"Yeah," I hollered back from the back bathroom waiting for him to bring me some toilet paper because I was left with my undried girl-parts dripping, "Just waiting on the toilet paper."
"Well," he hollered back, "I'm worried about you. You sure you're doing alright?"
I rolled my eyes. Why? Why in the world did he insist on having a silly conversation when all I needed him to do was bring me a roll of toilet paper? I just needed toilet paper. Was it too much for a momma to ask for some toilet paper and get it in a timely manner? No. It's not too much.
He appeared at the back bathroom with a handful of loose toilet paper. Not even a roll--just a few squares bunched up in his hand.
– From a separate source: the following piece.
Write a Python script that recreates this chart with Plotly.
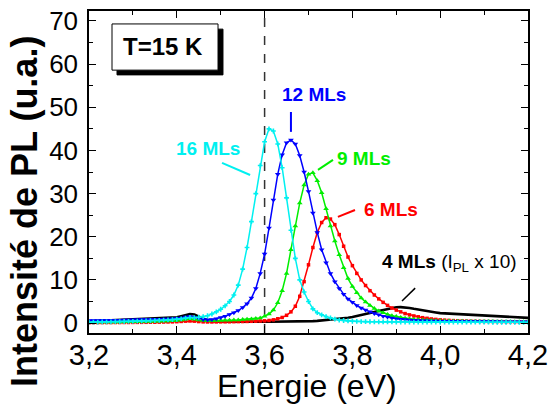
import numpy as np
import plotly.graph_objects as go

# ---------------- data ----------------
energy = [round(3.20 + 0.01 * i, 2) for i in range(101)]

ml16_cyan = [
    0.20, 0.22, 0.24, 0.26, 0.28, 0.30, 0.32, 0.34, 0.36, 0.38,
    0.40, 0.43, 0.46, 0.50, 0.54, 0.58, 0.62, 0.68, 0.74, 0.80,
    0.88, 0.98, 1.15, 1.30, 1.25, 1.35, 1.50, 1.70, 2.10, 2.60,
    3.20, 4.00, 5.00, 6.50, 8.80, 12.5, 17.5, 23.5, 30.0, 36.5,
    42.0, 45.0, 44.5, 41.5, 36.0, 29.0, 21.5, 15.0, 10.0, 7.20,
    5.00, 3.30, 2.40, 1.90, 1.50, 1.20, 0.90, 0.70, 0.60, 0.50,
    0.42, 0.38, 0.35, 0.33, 0.31, 0.30, 0.29, 0.28, 0.27, 0.26,
    0.25, 0.25, 0.24, 0.24, 0.24, 0.23, 0.23, 0.23, 0.22, 0.22,
    0.22, 0.22, 0.21, 0.21, 0.21, 0.21, 0.20, 0.20, 0.20, 0.20,
    0.20, 0.20, 0.19, 0.19, 0.19, 0.19, 0.19, 0.18, 0.18, 0.18, 0.18,
]

ml12_blue = [
    0.60, 0.61, 0.62, 0.63, 0.64, 0.65, 0.66, 0.68, 0.70, 0.72,
    0.75, 0.78, 0.80, 0.82, 0.85, 0.88, 0.90, 0.93, 0.96, 1.00,
    1.10, 1.20, 1.40, 1.50, 1.35, 1.10, 0.85, 0.75, 0.80, 1.00,
    1.30, 1.60, 2.00, 2.40, 2.90, 3.60, 4.50, 5.80, 8.00, 11.5,
    16.0, 22.0, 28.5, 34.5, 39.0, 41.8, 42.4, 41.5, 38.8, 35.0,
    30.5, 25.5, 21.0, 17.0, 14.0, 11.5, 9.60, 8.00, 6.70, 5.60,
    4.80, 4.10, 3.50, 3.00, 2.60, 2.20, 1.90, 1.60, 1.40, 1.20,
    1.00, 0.90, 0.80, 0.72, 0.65, 0.60, 0.56, 0.52, 0.49, 0.47,
    0.45, 0.44, 0.43, 0.42, 0.41, 0.40, 0.39, 0.38, 0.37, 0.36,
    0.35, 0.35, 0.34, 0.34, 0.33, 0.33, 0.32, 0.32, 0.31, 0.31, 0.30,
]

ml9_green = [
    0.20, 0.21, 0.22, 0.23, 0.24, 0.25, 0.26, 0.27, 0.28, 0.29,
    0.30, 0.32, 0.34, 0.36, 0.38, 0.40, 0.43, 0.46, 0.50, 0.55,
    0.62, 0.72, 0.90, 1.00, 0.90, 0.70, 0.58, 0.55, 0.56, 0.58,
    0.60, 0.63, 0.66, 0.70, 0.74, 0.80, 0.86, 0.95, 1.05, 1.20,
    1.60, 2.10, 3.00, 4.70, 7.50, 11.5, 17.0, 22.5, 27.8, 32.0,
    34.5, 34.8, 33.0, 30.2, 26.5, 22.5, 19.0, 15.8, 12.8, 10.3,
    8.50, 7.00, 5.80, 4.90, 4.10, 3.40, 2.80, 2.40, 2.00, 1.70,
    1.50, 1.30, 1.10, 0.98, 0.88, 0.80, 0.72, 0.66, 0.60, 0.56,
    0.52, 0.49, 0.46, 0.44, 0.42, 0.40, 0.39, 0.38, 0.37, 0.36,
    0.35, 0.34, 0.34, 0.33, 0.33, 0.32, 0.32, 0.31, 0.31, 0.30, 0.30,
]

ml6_red = [
    0.10, 0.10, 0.11, 0.11, 0.12, 0.12, 0.13, 0.13, 0.14, 0.14,
    0.15, 0.16, 0.17, 0.18, 0.19, 0.20, 0.22, 0.24, 0.26, 0.28,
    0.32, 0.38, 0.45, 0.50, 0.45, 0.35, 0.28, 0.26, 0.26, 0.27,
    0.28, 0.29, 0.30, 0.32, 0.34, 0.36, 0.38, 0.41, 0.44, 0.48,
    0.52, 0.60, 0.75, 1.00, 1.30, 1.80, 2.60, 3.90, 6.20, 9.60,
    13.5, 17.5, 21.0, 23.3, 24.4, 24.1, 22.8, 20.5, 17.8, 15.3,
    13.3, 11.5, 10.0, 8.70, 7.50, 6.50, 5.60, 4.80, 4.10, 3.50,
    3.00, 2.60, 2.20, 1.90, 1.65, 1.45, 1.25, 1.10, 0.95, 0.85,
    0.75, 0.68, 0.62, 0.57, 0.53, 0.50, 0.47, 0.44, 0.42, 0.40,
    0.38, 0.37, 0.36, 0.35, 0.34, 0.33, 0.32, 0.31, 0.30, 0.30, 0.29,
]

ml4_black_x10 = [
    0.40, 0.44, 0.48, 0.52, 0.56, 0.60, 0.64, 0.68, 0.72, 0.76,
    0.80, 0.84, 0.88, 0.92, 0.96, 1.00, 1.05, 1.10, 1.15, 1.20,
    1.35, 1.60, 1.90, 2.10, 2.00, 1.50, 1.00, 0.70, 0.50, 0.40,
    0.35, 0.33, 0.32, 0.31, 0.30, 0.30, 0.30, 0.30, 0.30, 0.30,
    0.30, 0.30, 0.30, 0.31, 0.32, 0.33, 0.34, 0.35, 0.37, 0.39,
    0.42, 0.46, 0.52, 0.60, 0.70, 0.80, 0.90, 1.00, 1.10, 1.25,
    1.40, 1.60, 1.80, 2.05, 2.30, 2.55, 2.80, 3.05, 3.30, 3.50,
    3.65, 3.70, 3.65, 3.50, 3.30, 3.10, 2.90, 2.75, 2.60, 2.45,
    2.30, 2.25, 2.20, 2.15, 2.10, 2.05, 2.00, 1.95, 1.90, 1.85,
    1.75, 1.70, 1.65, 1.55, 1.50, 1.45, 1.40, 1.35, 1.30, 1.25, 1.20,
]

x_tickvals = [3.2, 3.4, 3.6, 3.8, 4.0, 4.2]
x_ticktext = ["3,2", "3,4", "3,6", "3,8", "4,0", "4,2"]
x_minor = [3.3, 3.5, 3.7, 3.9, 4.1]
y_tickvals = [0, 10, 20, 30, 40, 50, 60, 70]
y_ticktext = ["0", "10", "20", "30", "40", "50", "60", "70"]
y_minor = [5, 15, 25, 35, 45, 55, 65]

CYAN = "#00f0f0"
BLUE = "#0000ff"
GREEN = "#00ee00"
RED = "#ff0000"
FONT = "Liberation Sans, Arial, Helvetica, sans-serif"

fig = go.Figure()

fig.add_trace(go.Scatter(x=energy, y=ml4_black_x10, mode="lines",
                         line=dict(color="black", width=2.6), name="4 MLs"))
fig.add_trace(go.Scatter(x=energy, y=ml6_red, mode="lines+markers",
                         line=dict(color=RED, width=1.5),
                         marker=dict(symbol="square", size=3.5, color=RED), name="6 MLs"))
fig.add_trace(go.Scatter(x=energy, y=ml9_green, mode="lines+markers",
                         line=dict(color=GREEN, width=1.5),
                         marker=dict(symbol="triangle-up", size=5, color=GREEN), name="9 MLs"))
fig.add_trace(go.Scatter(x=energy, y=ml12_blue, mode="lines+markers",
                         line=dict(color=BLUE, width=1.5),
                         marker=dict(symbol="triangle-down", size=5, color=BLUE), name="12 MLs"))
fig.add_trace(go.Scatter(x=energy, y=ml16_cyan, mode="lines+markers",
                         line=dict(color=CYAN, width=1.5),
                         marker=dict(symbol="cross", size=4, color=CYAN), name="16 MLs"))

shapes = [
    dict(type="line", xref="x", yref="paper", x0=3.6, x1=3.6, y0=0, y1=1,
         line=dict(color="#333333", width=1.5, dash="dash"), layer="below"),
    # T=15 K box shadow + box
    dict(type="rect", xref="x", yref="y", x0=3.2638, x1=3.5052, y0=57.5, y1=68.1,
         fillcolor="black", line=dict(color="black", width=1)),
    dict(type="rect", xref="x", yref="y", x0=3.2524, x1=3.4939, y0=58.6, y1=69.3,
         fillcolor="white", line=dict(color="black", width=1)),
    # leader lines
    dict(type="line", xref="x", yref="y", x0=3.503, y0=37.1, x1=3.567, y1=34.3,
         line=dict(color=CYAN, width=2)),
    dict(type="line", xref="x", yref="y", x0=3.660, y0=48.9, x1=3.660, y1=44.3,
         line=dict(color=BLUE, width=2)),
    dict(type="line", xref="x", yref="y", x0=3.7216, y0=35.5, x1=3.7558, y1=37.8,
         line=dict(color=GREEN, width=2)),
    dict(type="line", xref="x", yref="y", x0=3.767, y0=24.6, x1=3.806, y1=26.2,
         line=dict(color=RED, width=2)),
    dict(type="line", xref="x", yref="y", x0=3.913, y0=5.1, x1=3.943, y1=8.1,
         line=dict(color="black", width=1.5)),
]

annotations = [
    dict(x=3.3686, y=64.0, xref="x", yref="y", text="<b>T=15 K</b>", showarrow=False,
         font=dict(size=24, color="black", family=FONT)),
    dict(x=3.470, y=40.4, xref="x", yref="y", text="<b>16 MLs</b>", showarrow=False,
         font=dict(size=19, color=CYAN, family=FONT)),
    dict(x=3.7125, y=52.9, xref="x", yref="y", text="<b>12 MLs</b>", showarrow=False,
         font=dict(size=19, color=BLUE, family=FONT)),
    dict(x=3.8264, y=38.2, xref="x", yref="y", text="<b>9 MLs</b>", showarrow=False,
         font=dict(size=19, color=GREEN, family=FONT)),
    dict(x=3.888, y=26.2, xref="x", yref="y", text="<b>6 MLs</b>", showarrow=False,
         font=dict(size=19, color=RED, family=FONT)),
    dict(x=4.0223, y=13.9, xref="x", yref="y",
         text="<b>4 MLs</b> (I<sub>PL</sub> x 10)", showarrow=False,
         font=dict(size=19, color="black", family=FONT)),
    # axis titles
    dict(x=(307 - 89) / 439, y=(333 - 386) / 322, xref="paper", yref="paper",
         text="Energie (eV)", showarrow=False, xanchor="center", yanchor="middle",
         font=dict(size=32, color="black", family=FONT)),
    dict(x=(24 - 89) / 439, y=(333 - 212) / 322, xref="paper", yref="paper",
         text="<b>Intensité de PL (u.a.)</b>", showarrow=False, textangle=-90,
         xanchor="center", yanchor="middle",
         font=dict(size=36, color="black", family=FONT)),
]

fig.update_layout(
    width=551, height=405, autosize=False,
    margin=dict(l=89, r=23, t=11, b=72, autoexpand=False),
    paper_bgcolor="white", plot_bgcolor="white",
    showlegend=False,
    shapes=shapes,
    annotations=annotations,
    font=dict(family=FONT, color="black"),
)

fig.update_xaxes(
    range=[3.2, 4.2], showgrid=False, zeroline=False, automargin=False,
    showline=True, linecolor="black", linewidth=1.5, mirror="ticks",
    ticks="inside", ticklen=7, tickwidth=1.2, tickcolor="black",
    tickvals=x_tickvals, ticktext=x_ticktext,
    tickfont=dict(size=29, family=FONT, color="black"),
    ticklabelstandoff=-5,
    minor=dict(tickvals=x_minor, ticks="inside", ticklen=4, tickwidth=1.2, tickcolor="black"),
)
fig.update_yaxes(
    range=[-2.3, 72.3], showgrid=False, zeroline=False, automargin=False,
    showline=True, linecolor="black", linewidth=1.5, mirror="ticks",
    ticks="inside", ticklen=7, tickwidth=1.2, tickcolor="black",
    tickvals=y_tickvals, ticktext=y_ticktext,
    tickfont=dict(size=26, family=FONT, color="black"),
    ticklabelstandoff=4,
    minor=dict(tickvals=y_minor, ticks="inside", ticklen=4, tickwidth=1.2, tickcolor="black"),
)

fig.write_html("out.html", config={"displayModeBar": False},
               post_script="document.body.style.margin='0';document.body.style.overflow='hidden';")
"This is all you brought me?" I asked, snatching it before he took it away.
"It's all we have," he said with a sad bit of angst in his voice.
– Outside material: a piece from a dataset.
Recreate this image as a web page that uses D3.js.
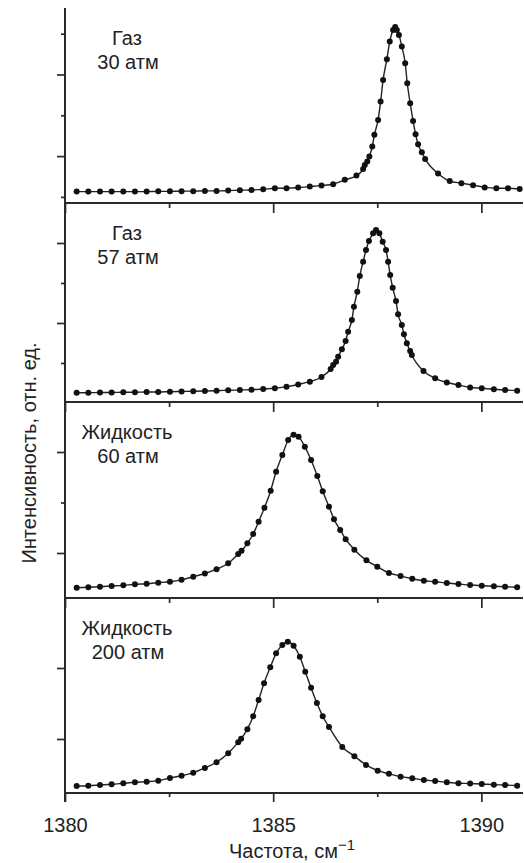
<!DOCTYPE html>
<html>
<head>
<meta charset="utf-8">
<script src="https://cdn.jsdelivr.net/npm/d3@7"></script>
<style>
  body { margin: 0; background: #fff; }
  svg text { font-family: "Liberation Sans", Arial, sans-serif; fill: #222; }
</style>
</head>
<body>
<svg id="chart" width="524" height="863"></svg>
<script>
// --- data ---
var labels = [["Газ", "30 атм"], ["Газ", "57 атм"], ["Жидкость", "60 атм"], ["Жидкость", "200 атм"]];

var p1X = [1380.28,1380.56,1380.84,1381.12,1381.40,1381.68,1381.96,1382.24,1382.52,1382.80,1383.08,1383.36,1383.64,1383.92,1384.20,1384.48,1384.76,1385.04,1385.32,1385.60,1385.88,1386.16,1386.44,1386.72,1387.00,
  1387.16,1387.20,1387.26,1387.31,1387.38,1387.43,1387.52,1387.58,1387.64,1387.73,1387.80,1387.88,1387.93,1387.97,1388.02,1388.09,1388.17,1388.22,1388.29,1388.36,1388.42,1388.48,1388.57,1388.65,
  1388.96,1389.24,1389.52,1389.80,1390.08,1390.36,1390.64,1390.92];
var p1Y = [0.13,0.13,0.13,0.13,0.13,0.13,0.13,0.135,0.135,0.14,0.14,0.147,0.147,0.154,0.164,0.17,0.184,0.213,0.213,0.228,0.252,0.277,0.311,0.417,0.522,
  0.686,0.784,0.865,0.988,1.233,1.520,1.887,2.336,2.868,3.375,3.806,4.093,4.167,4.093,3.971,3.684,3.277,2.787,2.297,1.863,1.537,1.292,1.096,0.931,
  0.571,0.387,0.336,0.287,0.233,0.213,0.213,0.196];

var p2X = [1380.28,1380.56,1380.84,1381.12,1381.40,1381.68,1381.96,1382.24,1382.52,1382.80,1383.08,1383.36,1383.64,1383.92,1384.20,1384.48,1384.76,1385.04,1385.32,1385.60,1385.88,1386.16,
  1386.38,1386.44,1386.51,1386.56,1386.65,1386.74,1386.80,1386.89,1386.94,1387.02,1387.08,1387.16,1387.23,1387.30,1387.40,1387.47,1387.55,1387.63,1387.71,1387.76,1387.81,1387.87,1387.95,1388.00,1388.09,1388.14,1388.21,1388.29,1388.33,
  1388.61,1388.89,1389.17,1389.45,1389.73,1390.01,1390.30,1390.57,1390.86];
var p2Y = [0.258,0.258,0.263,0.263,0.268,0.268,0.275,0.275,0.283,0.288,0.293,0.30,0.308,0.318,0.325,0.333,0.35,0.368,0.408,0.463,0.533,0.65,
  0.85,0.95,1.033,1.158,1.343,1.55,1.783,2.075,2.408,2.783,3.175,3.533,3.825,4.05,4.243,4.325,4.243,4.033,3.825,3.533,3.2,2.883,2.55,2.218,1.95,1.718,1.493,1.30,1.20,
  0.80,0.618,0.513,0.45,0.388,0.368,0.343,0.325,0.308];

var p3X = [1380.28,1380.56,1380.84,1381.12,1381.40,1381.68,1381.96,1382.24,1382.52,1382.80,1383.08,1383.36,1383.64,1383.92,
  1384.16,1384.24,1384.38,1384.52,1384.65,1384.79,1384.94,1385.07,1385.22,1385.36,1385.49,1385.61,1385.76,1385.91,1386.06,1386.19,1386.34,1386.46,1386.61,1386.74,1386.95,
  1387.24,1387.50,1387.78,1388.06,1388.34,1388.62,1388.89,1389.17,1389.45,1389.73,1390.01,1390.30,1390.57,1390.86];
var p3Y = [0.313,0.321,0.333,0.347,0.360,0.380,0.392,0.412,0.432,0.469,0.531,0.594,0.679,0.796,
  0.980,1.044,1.192,1.376,1.620,1.895,2.234,2.610,2.941,3.238,3.343,3.303,3.105,2.842,2.525,2.224,1.917,1.669,1.455,1.273,1.065,
  0.855,0.729,0.606,0.545,0.489,0.450,0.432,0.406,0.386,0.366,0.352,0.341,0.333,0.321];

var p4X = [1380.28,1380.56,1380.84,1381.12,1381.40,1381.68,1381.96,1382.24,1382.52,1382.80,1383.08,1383.36,1383.64,1383.92,
  1384.16,1384.23,1384.38,1384.52,1384.65,1384.78,1384.93,1385.07,1385.22,1385.35,1385.49,1385.64,1385.77,1385.91,1386.05,1386.19,1386.34,1386.66,1386.95,
  1387.23,1387.51,1387.78,1388.06,1388.34,1388.62,1388.89,1389.17,1389.45,1389.73,1390.01,1390.30,1390.57,1390.86];
var p4Y = [0.338,0.342,0.352,0.362,0.376,0.390,0.399,0.413,0.451,0.482,0.525,0.592,0.672,0.799,
  0.955,1.003,1.138,1.320,1.549,1.785,2.010,2.207,2.324,2.370,2.313,2.159,1.948,1.721,1.507,1.320,1.169,0.887,0.758,
  0.634,0.554,0.510,0.469,0.446,0.423,0.408,0.390,0.376,0.373,0.366,0.356,0.352,0.342];

// y domain of each panel and its tick values (arbitrary units)
var yDomains = [[-0.15, 4.63], [0.025, 5.0], [0.109, 3.99], [0.239, 2.986]];
var yMajor = [[1, 3], [2, 4], [1, 3], [1, 2]];
var yMinor = [[0, 2, 4], [1, 3], [2], []];
var xMajor = [1380, 1385, 1390];
var xMinor = [1382.5, 1387.5];

var series = [[p1X, p1Y], [p2X, p2Y], [p3X, p3Y], [p4X, p4Y]];

// --- layout ---
var svg = d3.select("#chart");
var left = 65, right = 523;
var edges = [8, 203, 402, 598, 793];   // panel top/bottom lines
var ink = "#2a2a2a";

var x = d3.scaleLinear().domain([1380, 1391]).range([left, right]);

function styleTicks(a) {
  a.select(".domain").remove();
  a.selectAll("line").attr("stroke", ink).attr("stroke-width", 1.7);
}

series.forEach(function(s, i) {
  var top = edges[i], bottom = edges[i + 1];
  var y = d3.scaleLinear().domain(yDomains[i]).range([bottom, top]);
  var g = svg.append("g");

  // left ticks
  g.append("g").attr("transform", "translate(" + left + ",0)")
    .call(d3.axisLeft(y).tickValues(yMajor[i]).tickSize(8).tickFormat(""))
    .call(styleTicks);
  g.append("g").attr("transform", "translate(" + left + ",0)")
    .call(d3.axisLeft(y).tickValues(yMinor[i]).tickSize(4).tickFormat(""))
    .call(styleTicks);

  // inward ticks hanging from the panel's top line
  if (i > 0) {
    g.append("g").attr("transform", "translate(0," + top + ")")
      .call(d3.axisBottom(x).tickValues(xMajor).tickSize(10).tickFormat(""))
      .call(styleTicks);
    g.append("g").attr("transform", "translate(0," + top + ")")
      .call(d3.axisBottom(x).tickValues(xMinor).tickSize(5).tickFormat(""))
      .call(styleTicks);
  }

  // bottom line of panel
  g.append("line").attr("x1", left).attr("x2", right).attr("y1", bottom).attr("y2", bottom)
    .attr("stroke", ink).attr("stroke-width", 2);

  var pts = s[0].map(function(v, k) { return [v, s[1][k]]; });

  g.append("path").datum(pts)
    .attr("fill", "none").attr("stroke", "#222").attr("stroke-width", 1.4)
    .attr("d", d3.line().x(function(d) { return x(d[0]); }).y(function(d) { return y(d[1]); })
      .curve(d3.curveMonotoneX));

  g.selectAll("circle").data(pts).enter().append("circle")
    .attr("cx", function(d) { return x(d[0]); })
    .attr("cy", function(d) { return y(d[1]); })
    .attr("r", 3).attr("fill", "#111");

  var lab = g.append("text").attr("text-anchor", "middle").style("font-size", "20px");
  lab.append("tspan").attr("x", 127).attr("y", top + 37).text(labels[i][0]);
  lab.append("tspan").attr("x", 128).attr("y", top + 61).text(labels[i][1]);
});

// left axis line
svg.append("line").attr("x1", left).attr("x2", left).attr("y1", edges[0]).attr("y2", 802)
  .attr("stroke", ink).attr("stroke-width", 2);

// bottom axis ticks and labels
var bottomY = edges[4];
svg.append("g").attr("transform", "translate(0," + bottomY + ")")
  .call(d3.axisBottom(x).tickValues(xMajor).tickSize(9).tickPadding(16).tickFormat(d3.format("d")))
  .call(function(a) {
    styleTicks(a);
    a.selectAll("text").style("font-size", "20px").attr("fill", "#222")
      .style("font-family", "Liberation Sans, Arial, sans-serif");
  });
svg.append("g").attr("transform", "translate(0," + bottomY + ")")
  .call(d3.axisBottom(x).tickValues(xMinor).tickSize(4).tickFormat(""))
  .call(styleTicks);

// axis titles
var xt = svg.append("text").attr("x", 292).attr("y", 858).attr("text-anchor", "middle").style("font-size", "20px");
xt.append("tspan").text("Частота, см");
xt.append("tspan").attr("dy", -8).style("font-size", "15px").text("−1");

svg.append("text").attr("transform", "translate(36,453) rotate(-90)")
  .attr("text-anchor", "middle").style("font-size", "20px")
  .text("Интенсивность, отн. ед.");
</script>
</body>
</html>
Pfffttt ... all we have? Yeah, right. I am the queen of hoarding toilet paper. I stop weekly--WEEKLY--at my favorite drug store which always has my favorite brand on sale, and I buy as much as I can stuff in my vehicle. I used the toilet paper according to manufacturer's suggested use* and marched myself into the front bathroom to show him just where he could find my stash of ...
... Oh crap.
I marched myself straight to the linen closet where I stash more toilet paper and found ...
... What the--
He was right. We were out of toilet paper.
I marched myself right out of the house and drove at NASCAR speeds to my favorite drug store. I made two trips so I could carry their entire stock. Then I bought a pound of chocolate and a four-pack of Bartles and James Strawberry Daiquiri.
I'm losing my touch and fear that the end is near.
*There's not really a manufacture's suggested use on the toilet paper packaging, but wouldn't it be a hoot if there were?!?!?
"Generously wrap hand in product and wipe, dab or rub the area affected by your bodily function."
Wouldn't that be great??
Do you hoard anything for your household?